■ **Given task**: Return exactly, and only, the lines from the one holding "Recreate this image" through the one holding "import numpy as np", both included; the pictures stay out.
━━━━━━━━
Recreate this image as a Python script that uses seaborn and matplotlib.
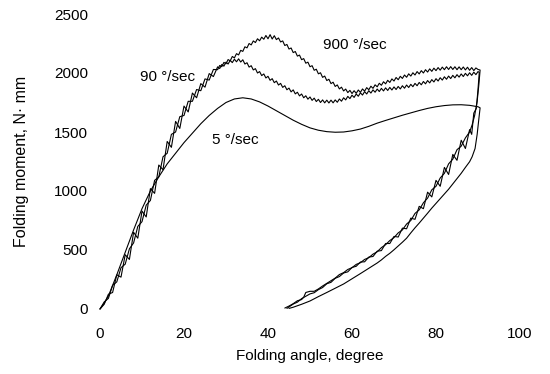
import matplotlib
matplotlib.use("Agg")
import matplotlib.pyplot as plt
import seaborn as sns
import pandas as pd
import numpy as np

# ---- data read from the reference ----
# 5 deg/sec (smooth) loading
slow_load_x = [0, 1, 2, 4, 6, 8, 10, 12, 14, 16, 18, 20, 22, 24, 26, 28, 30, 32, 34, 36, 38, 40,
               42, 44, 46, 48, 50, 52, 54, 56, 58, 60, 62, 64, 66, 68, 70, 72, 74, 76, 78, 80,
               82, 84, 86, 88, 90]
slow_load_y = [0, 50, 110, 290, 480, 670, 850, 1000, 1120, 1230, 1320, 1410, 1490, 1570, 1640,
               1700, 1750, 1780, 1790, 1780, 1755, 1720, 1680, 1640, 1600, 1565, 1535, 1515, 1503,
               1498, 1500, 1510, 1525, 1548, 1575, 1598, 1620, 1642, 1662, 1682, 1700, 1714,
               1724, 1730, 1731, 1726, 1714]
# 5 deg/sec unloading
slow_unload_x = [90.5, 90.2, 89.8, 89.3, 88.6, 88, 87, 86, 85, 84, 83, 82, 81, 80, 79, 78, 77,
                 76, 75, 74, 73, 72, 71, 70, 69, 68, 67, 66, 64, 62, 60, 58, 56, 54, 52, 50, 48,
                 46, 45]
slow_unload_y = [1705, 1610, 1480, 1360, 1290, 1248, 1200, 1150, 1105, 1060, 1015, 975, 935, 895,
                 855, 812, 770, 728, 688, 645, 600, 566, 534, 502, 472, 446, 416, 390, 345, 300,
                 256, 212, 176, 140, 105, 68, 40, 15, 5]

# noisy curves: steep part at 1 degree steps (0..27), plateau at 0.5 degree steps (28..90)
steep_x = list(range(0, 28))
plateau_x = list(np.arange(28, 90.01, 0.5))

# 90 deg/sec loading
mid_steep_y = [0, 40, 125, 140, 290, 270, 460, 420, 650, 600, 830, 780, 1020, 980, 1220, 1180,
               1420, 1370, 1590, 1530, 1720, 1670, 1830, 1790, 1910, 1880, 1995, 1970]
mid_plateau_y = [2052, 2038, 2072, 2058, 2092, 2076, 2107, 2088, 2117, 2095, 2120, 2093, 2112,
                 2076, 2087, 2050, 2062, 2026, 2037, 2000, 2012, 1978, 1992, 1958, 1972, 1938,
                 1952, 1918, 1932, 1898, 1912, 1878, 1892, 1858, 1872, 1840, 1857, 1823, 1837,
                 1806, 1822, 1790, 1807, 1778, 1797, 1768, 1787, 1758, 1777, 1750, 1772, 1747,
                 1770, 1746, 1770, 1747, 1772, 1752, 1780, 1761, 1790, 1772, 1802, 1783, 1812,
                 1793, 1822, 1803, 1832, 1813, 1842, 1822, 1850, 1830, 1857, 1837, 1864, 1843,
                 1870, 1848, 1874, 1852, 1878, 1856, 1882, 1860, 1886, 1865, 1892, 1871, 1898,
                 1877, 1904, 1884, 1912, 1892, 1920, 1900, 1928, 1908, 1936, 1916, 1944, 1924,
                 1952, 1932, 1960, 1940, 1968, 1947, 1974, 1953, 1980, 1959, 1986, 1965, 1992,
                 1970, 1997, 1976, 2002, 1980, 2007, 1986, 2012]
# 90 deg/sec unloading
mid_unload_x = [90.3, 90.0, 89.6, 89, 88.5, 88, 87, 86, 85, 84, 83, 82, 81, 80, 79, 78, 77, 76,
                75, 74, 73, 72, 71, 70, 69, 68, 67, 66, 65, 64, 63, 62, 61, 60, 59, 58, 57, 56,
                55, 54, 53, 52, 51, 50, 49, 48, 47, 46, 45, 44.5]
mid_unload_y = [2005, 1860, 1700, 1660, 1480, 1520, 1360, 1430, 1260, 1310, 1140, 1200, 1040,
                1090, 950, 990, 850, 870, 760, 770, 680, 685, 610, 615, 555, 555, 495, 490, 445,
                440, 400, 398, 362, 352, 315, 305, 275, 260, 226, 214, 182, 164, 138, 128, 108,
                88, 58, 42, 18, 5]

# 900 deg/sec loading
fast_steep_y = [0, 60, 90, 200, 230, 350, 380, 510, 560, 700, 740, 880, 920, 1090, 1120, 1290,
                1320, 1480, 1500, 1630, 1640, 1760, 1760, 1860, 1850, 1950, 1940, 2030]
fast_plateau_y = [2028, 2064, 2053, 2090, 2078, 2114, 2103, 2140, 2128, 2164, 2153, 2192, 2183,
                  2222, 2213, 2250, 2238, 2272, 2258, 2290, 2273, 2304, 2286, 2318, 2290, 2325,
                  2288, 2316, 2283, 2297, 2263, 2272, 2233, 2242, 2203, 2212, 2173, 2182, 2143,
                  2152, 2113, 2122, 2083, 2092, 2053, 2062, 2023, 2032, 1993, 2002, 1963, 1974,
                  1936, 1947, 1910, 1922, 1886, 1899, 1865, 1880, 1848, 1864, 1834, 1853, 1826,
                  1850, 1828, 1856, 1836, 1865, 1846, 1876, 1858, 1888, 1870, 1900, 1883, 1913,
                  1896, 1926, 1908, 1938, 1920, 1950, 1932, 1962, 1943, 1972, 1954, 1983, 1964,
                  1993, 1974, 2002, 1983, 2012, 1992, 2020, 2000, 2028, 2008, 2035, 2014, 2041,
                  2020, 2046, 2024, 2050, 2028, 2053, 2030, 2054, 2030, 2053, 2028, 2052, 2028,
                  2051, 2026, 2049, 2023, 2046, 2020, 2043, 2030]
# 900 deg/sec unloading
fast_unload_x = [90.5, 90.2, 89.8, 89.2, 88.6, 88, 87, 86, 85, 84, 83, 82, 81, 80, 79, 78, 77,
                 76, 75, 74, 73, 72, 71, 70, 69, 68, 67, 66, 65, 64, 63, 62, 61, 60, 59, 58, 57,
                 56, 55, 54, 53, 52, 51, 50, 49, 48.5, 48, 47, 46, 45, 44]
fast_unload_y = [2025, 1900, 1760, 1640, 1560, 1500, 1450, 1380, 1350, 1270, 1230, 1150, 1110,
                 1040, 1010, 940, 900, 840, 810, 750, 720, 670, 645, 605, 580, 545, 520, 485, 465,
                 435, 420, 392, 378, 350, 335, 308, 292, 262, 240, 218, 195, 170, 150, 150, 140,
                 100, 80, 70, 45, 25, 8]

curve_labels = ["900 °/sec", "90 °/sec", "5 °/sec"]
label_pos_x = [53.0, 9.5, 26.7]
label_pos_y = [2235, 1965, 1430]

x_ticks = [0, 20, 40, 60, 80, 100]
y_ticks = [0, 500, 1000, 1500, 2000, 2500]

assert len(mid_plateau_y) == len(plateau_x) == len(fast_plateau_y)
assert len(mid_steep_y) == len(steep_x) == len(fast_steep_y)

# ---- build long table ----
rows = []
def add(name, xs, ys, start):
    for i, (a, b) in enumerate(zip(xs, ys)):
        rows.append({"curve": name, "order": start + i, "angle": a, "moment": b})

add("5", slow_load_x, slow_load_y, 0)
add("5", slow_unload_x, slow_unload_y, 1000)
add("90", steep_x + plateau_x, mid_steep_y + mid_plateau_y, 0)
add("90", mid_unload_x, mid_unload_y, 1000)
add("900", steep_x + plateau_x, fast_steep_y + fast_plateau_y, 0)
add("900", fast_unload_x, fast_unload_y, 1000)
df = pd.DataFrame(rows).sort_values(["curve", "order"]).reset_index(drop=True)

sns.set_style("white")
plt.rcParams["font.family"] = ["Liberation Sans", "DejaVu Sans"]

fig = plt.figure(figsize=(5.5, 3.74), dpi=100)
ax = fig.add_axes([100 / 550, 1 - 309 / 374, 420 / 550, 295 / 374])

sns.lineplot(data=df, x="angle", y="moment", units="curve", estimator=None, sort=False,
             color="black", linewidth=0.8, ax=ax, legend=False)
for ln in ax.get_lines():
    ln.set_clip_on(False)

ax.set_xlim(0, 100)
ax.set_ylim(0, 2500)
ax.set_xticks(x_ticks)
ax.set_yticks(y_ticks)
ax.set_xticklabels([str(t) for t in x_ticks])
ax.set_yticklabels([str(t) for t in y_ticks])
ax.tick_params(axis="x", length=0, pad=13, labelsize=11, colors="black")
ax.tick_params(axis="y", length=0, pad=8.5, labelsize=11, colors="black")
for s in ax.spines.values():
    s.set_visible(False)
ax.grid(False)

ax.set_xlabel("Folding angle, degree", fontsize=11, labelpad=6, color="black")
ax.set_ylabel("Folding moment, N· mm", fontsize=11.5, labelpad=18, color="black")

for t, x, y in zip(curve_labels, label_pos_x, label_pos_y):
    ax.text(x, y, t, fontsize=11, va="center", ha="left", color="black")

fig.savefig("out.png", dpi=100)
━━━━━━━━
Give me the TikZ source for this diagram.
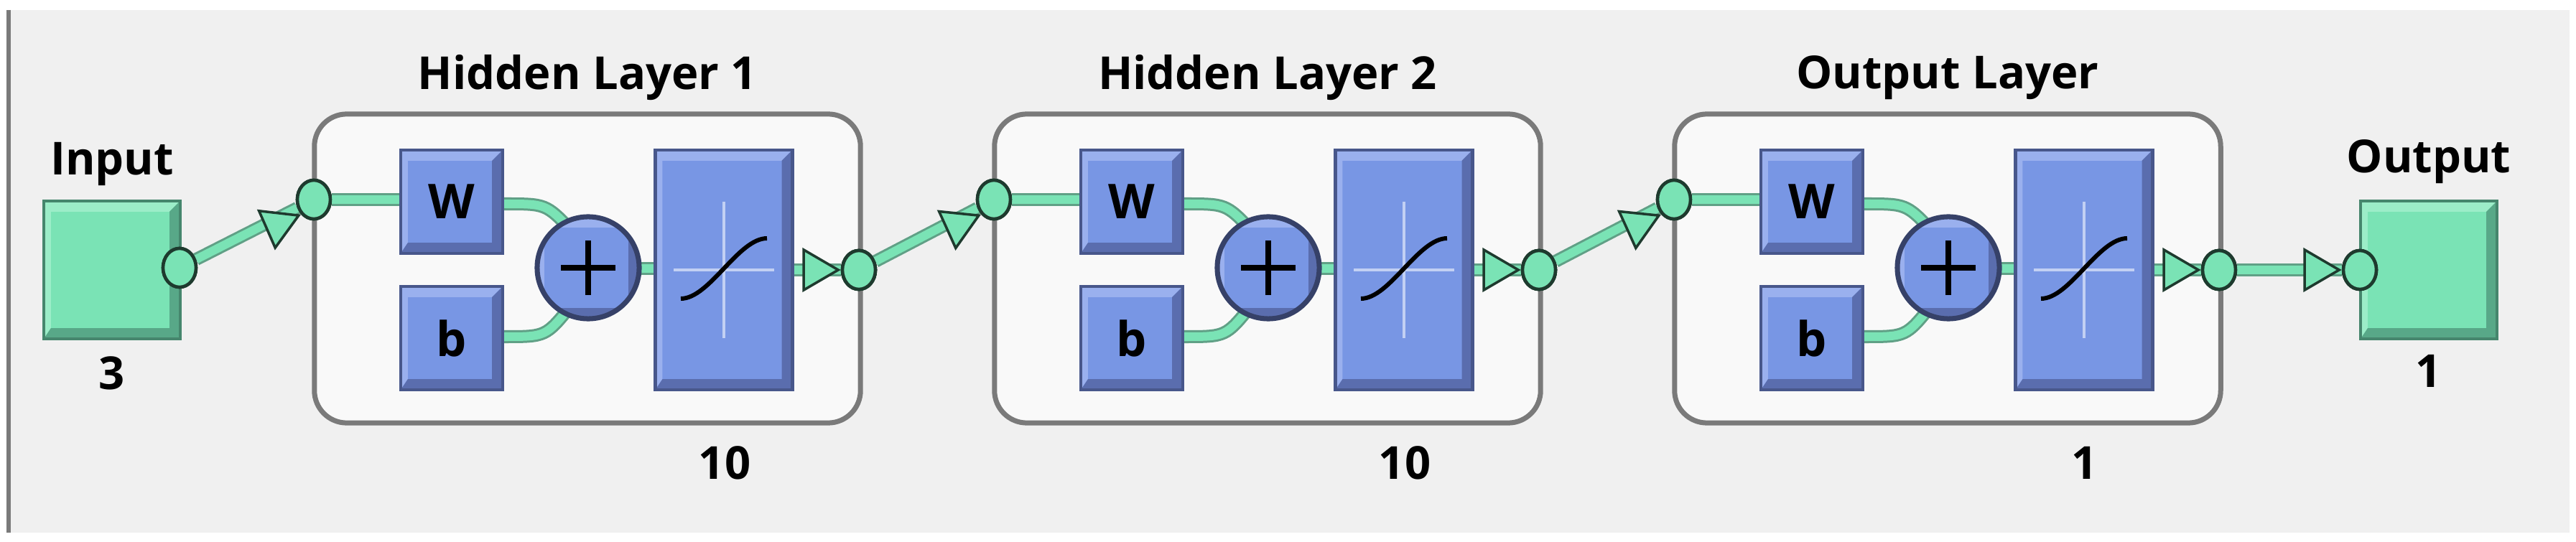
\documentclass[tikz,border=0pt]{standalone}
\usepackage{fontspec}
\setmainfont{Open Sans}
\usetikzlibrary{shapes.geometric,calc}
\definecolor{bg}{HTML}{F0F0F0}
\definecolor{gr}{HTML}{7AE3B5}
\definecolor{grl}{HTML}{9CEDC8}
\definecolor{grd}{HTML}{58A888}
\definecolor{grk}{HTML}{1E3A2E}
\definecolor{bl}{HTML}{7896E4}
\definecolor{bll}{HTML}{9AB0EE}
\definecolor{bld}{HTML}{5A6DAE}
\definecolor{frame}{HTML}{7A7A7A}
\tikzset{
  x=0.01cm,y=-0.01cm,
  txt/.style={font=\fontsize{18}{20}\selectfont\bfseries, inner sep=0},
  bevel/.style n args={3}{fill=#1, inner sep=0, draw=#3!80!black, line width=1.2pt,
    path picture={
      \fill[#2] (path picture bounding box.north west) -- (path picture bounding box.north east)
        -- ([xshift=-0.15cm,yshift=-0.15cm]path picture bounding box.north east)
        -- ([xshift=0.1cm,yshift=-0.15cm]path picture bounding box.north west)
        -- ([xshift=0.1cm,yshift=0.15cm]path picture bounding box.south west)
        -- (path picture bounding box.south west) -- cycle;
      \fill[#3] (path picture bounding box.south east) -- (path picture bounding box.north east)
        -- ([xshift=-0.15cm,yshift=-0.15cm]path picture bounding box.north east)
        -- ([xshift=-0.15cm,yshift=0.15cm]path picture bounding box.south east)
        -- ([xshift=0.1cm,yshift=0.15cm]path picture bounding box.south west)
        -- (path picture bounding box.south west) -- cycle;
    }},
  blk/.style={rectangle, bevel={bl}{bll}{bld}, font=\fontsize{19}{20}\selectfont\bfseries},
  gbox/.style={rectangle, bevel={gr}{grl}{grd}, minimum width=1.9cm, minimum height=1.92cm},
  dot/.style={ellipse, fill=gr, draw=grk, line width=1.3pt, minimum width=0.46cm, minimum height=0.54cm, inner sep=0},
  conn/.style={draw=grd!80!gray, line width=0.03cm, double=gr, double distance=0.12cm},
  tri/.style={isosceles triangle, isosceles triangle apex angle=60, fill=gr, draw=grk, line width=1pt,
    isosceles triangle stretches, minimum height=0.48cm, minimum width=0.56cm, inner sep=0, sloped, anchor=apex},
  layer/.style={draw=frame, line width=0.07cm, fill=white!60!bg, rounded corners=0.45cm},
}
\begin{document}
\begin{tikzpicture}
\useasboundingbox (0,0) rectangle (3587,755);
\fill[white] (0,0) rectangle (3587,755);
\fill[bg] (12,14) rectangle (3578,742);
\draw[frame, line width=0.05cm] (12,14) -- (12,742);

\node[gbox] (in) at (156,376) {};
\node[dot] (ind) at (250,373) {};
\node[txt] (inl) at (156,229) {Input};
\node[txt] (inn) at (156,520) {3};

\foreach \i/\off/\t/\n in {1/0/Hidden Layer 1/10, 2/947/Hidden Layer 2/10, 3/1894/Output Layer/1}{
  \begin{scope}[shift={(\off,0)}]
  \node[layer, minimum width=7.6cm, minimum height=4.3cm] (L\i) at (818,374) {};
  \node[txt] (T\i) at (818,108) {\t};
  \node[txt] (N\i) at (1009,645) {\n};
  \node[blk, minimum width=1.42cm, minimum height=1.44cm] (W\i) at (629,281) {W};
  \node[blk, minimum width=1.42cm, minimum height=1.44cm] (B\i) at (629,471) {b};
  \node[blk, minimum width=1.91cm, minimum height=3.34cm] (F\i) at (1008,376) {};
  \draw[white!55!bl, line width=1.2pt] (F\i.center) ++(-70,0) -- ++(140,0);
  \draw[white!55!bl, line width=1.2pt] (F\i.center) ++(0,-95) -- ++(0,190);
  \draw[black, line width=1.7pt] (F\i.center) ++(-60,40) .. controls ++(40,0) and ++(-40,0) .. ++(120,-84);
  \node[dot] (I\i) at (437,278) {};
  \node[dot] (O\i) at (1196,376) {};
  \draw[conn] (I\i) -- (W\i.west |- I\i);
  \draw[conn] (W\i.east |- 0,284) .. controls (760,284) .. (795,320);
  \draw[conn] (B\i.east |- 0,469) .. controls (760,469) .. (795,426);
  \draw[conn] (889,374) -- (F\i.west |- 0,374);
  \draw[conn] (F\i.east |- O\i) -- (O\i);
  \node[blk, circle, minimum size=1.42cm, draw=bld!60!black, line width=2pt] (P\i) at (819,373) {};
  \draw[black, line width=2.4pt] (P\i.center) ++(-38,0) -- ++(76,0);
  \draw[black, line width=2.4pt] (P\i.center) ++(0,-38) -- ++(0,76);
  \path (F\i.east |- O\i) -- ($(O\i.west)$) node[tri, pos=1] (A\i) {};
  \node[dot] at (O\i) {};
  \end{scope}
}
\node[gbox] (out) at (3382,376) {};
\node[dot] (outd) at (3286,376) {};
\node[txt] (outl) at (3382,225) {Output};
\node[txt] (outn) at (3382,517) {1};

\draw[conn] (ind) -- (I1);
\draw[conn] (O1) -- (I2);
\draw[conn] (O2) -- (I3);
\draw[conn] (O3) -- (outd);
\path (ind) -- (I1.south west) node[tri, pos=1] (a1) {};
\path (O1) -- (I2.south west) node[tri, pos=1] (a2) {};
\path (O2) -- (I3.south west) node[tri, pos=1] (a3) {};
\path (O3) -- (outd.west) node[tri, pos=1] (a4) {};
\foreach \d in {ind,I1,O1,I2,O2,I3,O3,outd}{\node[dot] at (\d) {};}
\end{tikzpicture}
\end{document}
━━━━━━━━
■ **Output for this exercise**:
Recreate this image as a Python script that uses seaborn and matplotlib.
import matplotlib
matplotlib.use("Agg")
import matplotlib.pyplot as plt
import seaborn as sns
import pandas as pd
import numpy as np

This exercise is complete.